Spooky Little Girl - Laurie Notaro
Lucy Fisher returns home from vacation to find her life in ruins. Her belongings are thrown out on the front lawn, her fiance has changed his phone number, and she’s lost her job. Lucy’s life can’t get any worse, which turns out to be the case when a city bus abruptly ends it. Lucy can’t move on however; she instead finds i herself in ghost school, learning to haunt the living in order to complete her unfinished business back on Earth.

Laurie Notaro’s Spooky Little Girl has a great premise; Lucy and her classmates must learn the art of moving objects, opening doors, and disembodied voices in order to aid the living and and finally move on. The character of Ruby, the teacher of Lucy’s “Suprise Demise” section, has a cheery yet blunt attitude toward death, and makes the ghost school sections of the story some of the most enjoyable.

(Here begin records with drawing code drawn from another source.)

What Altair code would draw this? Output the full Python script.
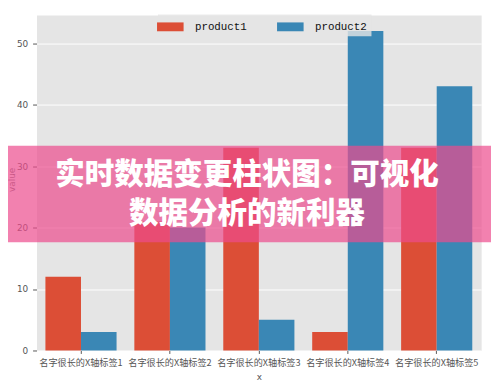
import altair as alt
import pandas as pd

categories = ["名字很长的X轴标签1", "名字很长的X轴标签2", "名字很长的X轴标签3",
              "名字很长的X轴标签4", "名字很长的X轴标签5"]
products = ["product1", "product2"]
product1_values = [12, 21, 33, 3, 33]
product2_values = [3, 20, 5, 52, 43]
y_ticks = [0, 10, 20, 30, 40, 50]
title_lines = ["实时数据变更柱状图：可视化", "数据分析的新利器"]
colors = ["#DC4E36", "#3A87B5"]

rows = []
for c, a, b in zip(categories, product1_values, product2_values):
    rows.append({"x": c, "product": "product1", "value": a})
    rows.append({"x": c, "product": "product2", "value": b})
df = pd.DataFrame(rows)

W, H = 452, 341

bars = alt.Chart(df).mark_bar().encode(
    x=alt.X("x:N", sort=categories,
            scale=alt.Scale(paddingInner=0.2, paddingOuter=0.1),
            axis=alt.Axis(title="x", labelAngle=0, grid=False, domain=False,
                          labelFont="Noto Sans CJK SC", labelFontSize=9.3,
                          labelColor="#555555", tickColor="#555555", tickSize=3,
                          labelPadding=5, titleFont="DejaVu Sans", titleFontSize=9,
                          titleFontWeight="normal", titleColor="#555555",
                          titlePadding=5)),
    xOffset=alt.XOffset("product:N", sort=products,
                        scale=alt.Scale(paddingInner=0, paddingOuter=0)),
    y=alt.Y("value:Q", scale=alt.Scale(domain=[0, 54.6], nice=False),
            axis=alt.Axis(values=y_ticks, title="value", domain=False,
                          grid=True, gridColor="#FFFFFF", gridWidth=1,
                          labelFont="DejaVu Sans", labelFontSize=9,
                          labelColor="#555555", tickColor="#555555", tickSize=4,
                          labelPadding=5, titleFont="DejaVu Sans", titleFontSize=9,
                          titleFontWeight="normal", titleColor="#777777",
                          titleX=-22, titleY=167, titleBaseline="alphabetic",
                          titleAngle=270)),
    color=alt.Color("product:N", sort=products,
                    scale=alt.Scale(domain=products, range=colors),
                    legend=alt.Legend(title=None, orient="none", legendX=123, legendY=-1,
                                      direction="horizontal",
                                      symbolType="M-1.5,-0.5H1.5V0.5H-1.5Z",
                                      symbolSize=324, symbolStrokeWidth=0,
                                      symbolOpacity=1,
                                      labelFont="Liberation Mono", labelFontSize=11,
                                      labelColor="#111111", labelOffset=16,
                                      columnPadding=30, padding=4,
                                      fillColor="rgba(229,229,229,0.8)",
                                      strokeColor="transparent")),
)

banner = alt.Chart(pd.DataFrame({"b": [0]})).mark_rect(
    color="#EC4C8D", opacity=0.7
).encode(
    x=alt.value(-29), x2=alt.value(W + 10), y=alt.value(133), y2=alt.value(231)
)

layers = [bars, banner]
line_y = [163, 202]
for line, yy in zip(title_lines, line_y):
    layers.append(
        alt.Chart(pd.DataFrame({"t": [line]})).mark_text(
            font="Noto Sans CJK SC", fontSize=30, fontWeight=900, color="#FFFFFF",
            align="center", baseline="middle"
        ).encode(text="t:N", x=alt.value(214), y=alt.value(yy))
    )

chart = alt.layer(*layers).properties(
    width=W, height=H,
    autosize=alt.AutoSizeParams(type="none"),
    padding={"left": 29, "top": 4, "right": 10, "bottom": 36},
    background="#FFFFFF",
).configure_view(fill="#E5E5E5", stroke="transparent")

chart.save("out.html", embed_options={"renderer": "svg", "actions": False})
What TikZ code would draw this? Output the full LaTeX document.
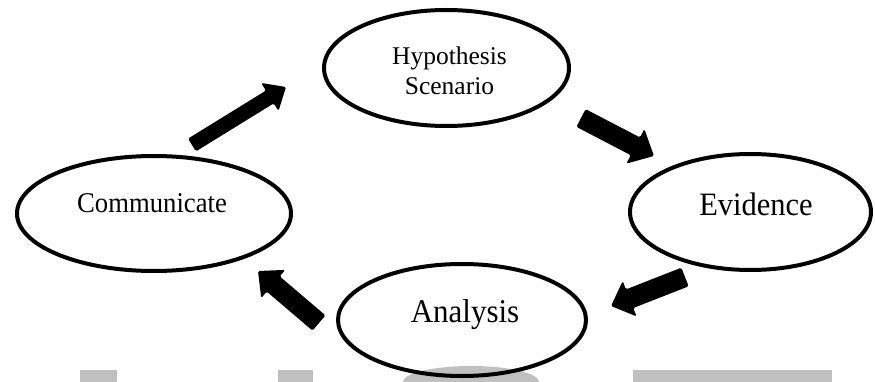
\documentclass[tikz,border=0pt]{standalone}
\usepackage{fontspec}
\setmainfont{Liberation Serif}
\usetikzlibrary{calc,shapes.geometric}
\definecolor{wmgray}{RGB}{192,192,192}
\tikzset{
  ell/.style={draw=black, ellipse, line width=4pt, inner sep=0pt},
  blockfill/.style={fill=black, rounded corners=1.5pt},
  wm/.style={fill=wmgray},
  lbl/.style={anchor=base, inner sep=0pt, align=center}
}
\newcommand\blockarr[6]{% name, start, end, shaft half, head half, head length
  \coordinate (#1b) at ($(#3)!#6!(#2)$);
  \fill[blockfill] ($(#2)!#4!90:(#3)$) -- ($(#1b)!#4!90:(#3)$) -- ($(#1b)!#5!90:(#3)$) -- (#3)
    -- ($(#1b)!#5!-90:(#3)$) -- ($(#1b)!#4!-90:(#3)$) -- ($(#2)!#4!-90:(#3)$) -- cycle;
}
\newcommand\vstr[1]{\scalebox{1}[1.07]{#1}}
\begin{document}
\begin{tikzpicture}[x=1pt, y=-1pt]
\useasboundingbox (0,0) rectangle (875,382);
\begin{scope}
  \clip (0,0) rectangle (875,382);
  \fill[wm] (80,370) rectangle (117,390);
  \fill[wm] (278,370) rectangle (313,390);
  \fill[wm] (471,382) ellipse [x radius=68, y radius=16];
  \fill[wm] (633,370) rectangle (832,390);
\end{scope}

\node[ell, minimum width=245pt, minimum height=116pt] (hyp) at (446.5,68) {};
\node[ell, minimum width=274pt, minimum height=115pt] (comm) at (154,213.5) {};
\node[ell, minimum width=241pt, minimum height=116pt] (evid) at (750.5,212) {};
\node[ell, minimum width=248pt, minimum height=112pt] (anal) at (462,320) {};

\node[lbl, font=\fontsize{25.5}{30}\selectfont] (hypT) at (449.5,95) {Hypothesis\\Scenario};
\node[lbl, font=\fontsize{26.7}{30}\selectfont] (commT) at (152,212) {\vstr{Communicate}};
\node[lbl, font=\fontsize{30.5}{34}\selectfont] (evidT) at (756,215) {\vstr{Evidence}};
\node[lbl, font=\fontsize{31}{35}\selectfont] (analT) at (465,322) {\vstr{Analysis}};

\coordinate (a1s) at (192,145);
\coordinate (a1e) at (286,87);
\coordinate (a2s) at (581,118);
\coordinate (a2e) at (654,156);
\coordinate (a3s) at (685,277);
\coordinate (a3e) at (611,306);
\coordinate (a4s) at (319,323);
\coordinate (a4e) at (258,271);

\blockarr{a1}{a1s}{a1e}{7.5pt}{16.5pt}{19pt}
\blockarr{a2}{a2s}{a2e}{10pt}{19.5pt}{21pt}
\blockarr{a3}{a3s}{a3e}{10pt}{19pt}{20pt}
\blockarr{a4}{a4s}{a4e}{10pt}{18.5pt}{20pt}
\end{tikzpicture}
\end{document}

The beginning of the story, however, is a bit of a turn off. Although Lucy eventually grows on the reader, she starts off as selfish, flaky, and unlikeable. She spends her entire inheritance on a trip to Hawaii, rather than saving the money or aiding her single-mother sister. She also loses her job due to her own forgetfulness and focus on her trip. Even after death, Lucy continues to wallow in her own self pity, refusing to accept her condition like her classmates and hindering her progress towards the afterlife.

Lucy does change as a person (and ghost) during her haunting, and endears herself to the reader as she works to notify her friends of her death, as well as remove an unwanted houseguest. Although the beginning may be a turn off, Spooky Little Girl is a fun story with an optimistic look on life after death.

A review copy was provided through the Goodreads.com First Reads Program.